The Death of Jesus: Midrash in the Shadow of the Holocaust
by Peter Keenan (Columba Books, €12.99/£10.99)
This book is a continuation of the researches that Peter Keenan began to issue through the same publisher in 2021. In a review in these pages back then I felt that despite the deployment of much new information and unusual viewpoints the book did not come close to the historical reality.
I feel the same about this new title. Despite many scholarly references it is essentially misleading. History, indeed any critical enquiry, requires evidence. When, as in these books, evidence can be shaped, even created to one’s own specification, it makes all such work a great deal easier to do. But alas historians have to make use of evidence that they cannot shape in quite such a useful way.
Essentially the technique of Midrash, which Keenan calls upon, belongs to a much later period than the creation of the first apostolic documents. Though these were, in their original oral and primitive written forms (which remain perplexing as they do not survive), the Gospels are not Hebrew documents, but documents in common Greek. Accounts in Hebrew would have had a limited circulation. Documents in Greek, then the universal language of scholarship and culture across the Mediterranean world, would have had wide circulation.
The manner in which early Christians focused on Rome and built associations within the Empire, speak towards the emergence of the institutional structure that became the Church. There were developments in the Middle East and later other parts of Asia and Africa that moved in other directions.
The key matter about the death of Jesus is why Jesus died. The Jews legally, as a Roman vassal people were unable to execute anyone. Jesus could only be put to death by the power of the governor, Pontius Pilate.
Keenan sees Jesus being put to death as a criminal; but the titulus pinned at the head of the Cross stated clearly that his crime was a claim to be “King of the Jews”. This was a political crime in the eyes of the Romans; though it connects with the genealogy which the authors of Matthew give Jesus (Matthew, 1; 1-14; Luke: 4-5).
The theme of Jesus’ royal descent is put aside by Peter Keenan. While many scholars have puzzled over this matter, to simply ignore the question provides a useful strategy for a writer.
But Keenan’s main aim is to cast all the real emphasis of his book on the theme of anti-Semitism and its consequences, as developed later by the National Socialist Workers Party of Germany led by Hitler, so that the horrors of the Shoa will never be forgotten.
But the campaign of Hitler began back in 20s with his book My Struggle. This book sold immense number of copies in its English language edition alone, so that by the time Hitler came to power no-one in these islands at least could be in any doubt of his intention to cleanse Germany, and indeed Europe, from all taint of “degeneration”, mental, physical, social, artistic, religious. There were degenerates everywhere in his eyes. Indeed, the Irish by not being truly Aryan were to be numbered among the degenerates.
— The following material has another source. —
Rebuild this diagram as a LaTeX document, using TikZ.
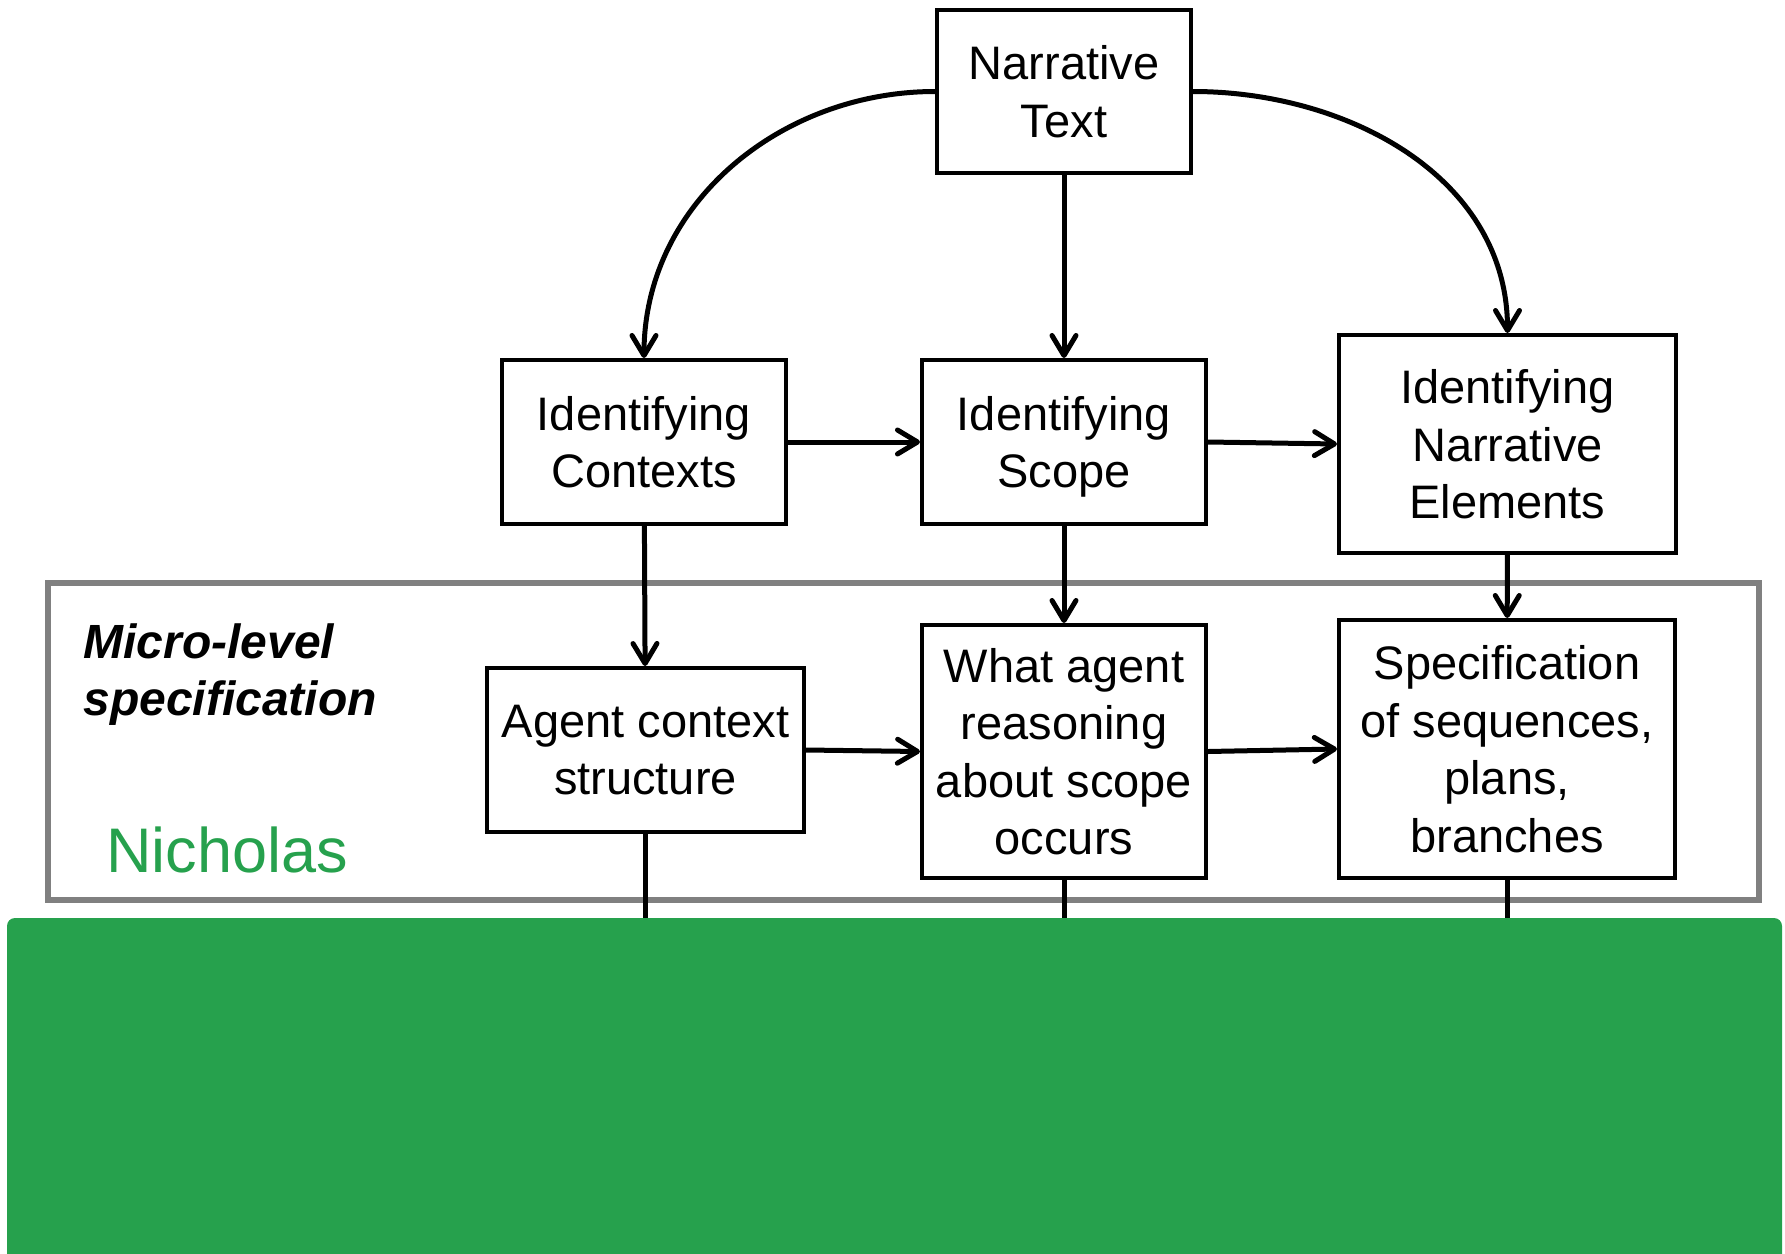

None of this should ever be forgotten. On that matter Peter Keenan’s campaign is important and should be admired. But his books nevertheless reduce Jesus the Jew to a victim who was executed as a criminal and cast into a common grave, his remains ever after unverifiable, impossible of resurrection. He generally pushes aside the largest part of what Christians claim to believe.
By all means read The Death of Jesus the Jew, but with a lively critical spirit.